The Council for Higher Education’s planning and budgetary Committee on Wednesday
evening recommended against giving university status to Ariel University Center,
casting serious doubt on the institution’s quest to become Israel’s eighth
university.
The council will hold a comprehensive examination on the
matter in 2013 and will make a final decision on the matter.
Five of the
council’s seven members supported the recommendation on Wednesday, while one
opposed and one abstained.
MK Alex Miller (Yisrael Beytenu), the head of
a Knesset faction devoted to making AUC a university, called the recommendation
“a disgraceful decision” which he chalked up to the committee members’

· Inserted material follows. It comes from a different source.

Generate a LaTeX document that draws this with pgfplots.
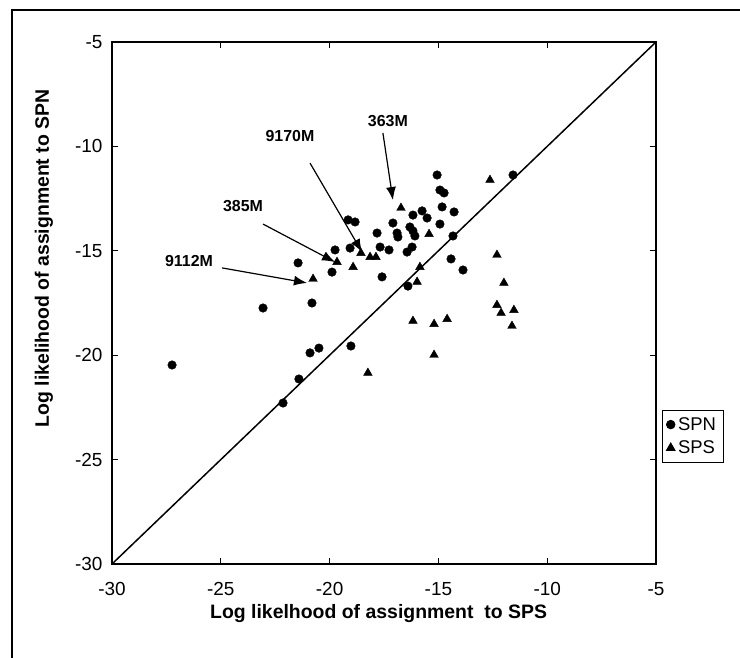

“surrender to narrow political interests.” MK Tzipi Hotovely (Likud), also part
of the Knesset faction, said the decision showed the “ugly politicization of
Israeli Academia” and called for the government to be the body to make the
decision over the status of AUC.
Wednesday’s recommendation came a week
after the presidents of all 7 Israeli universities wrote a letter to Prime
Minister Binyamin Netanyahu, Education Minister Gideon Sa’ar, and Finance
Minister Yuval Steinitz in which they said the declaration of Ariel University
Center as a university would “deal a mortal blow to the higher education system
in Israel.”
The presidents said such a declaration would negate all the
advances made in Israeli academia in recent years and that there is no need for
an eighth university in Israel.
In July 2012 AUC’s fiveyear transition
period from being a college to a university is set to end, after which the
institution is schedule to receive government funding for research.
The
presidents’ letter followed a petition issued in January 2011 by 155 academics
calling for an academic boycott of AUC because it is in the West Bank settlement
of Ariel which they said violates international law.
AUC said the
presidents letter “evades the real academic debate which deals with whether or
not the AUC adheres to the academic and research standards that differentiate
between a university and a college. The presidents are avoiding debating this
status because most of them know the truth – the AUC meets all of the standards
and criteria demanded of a university.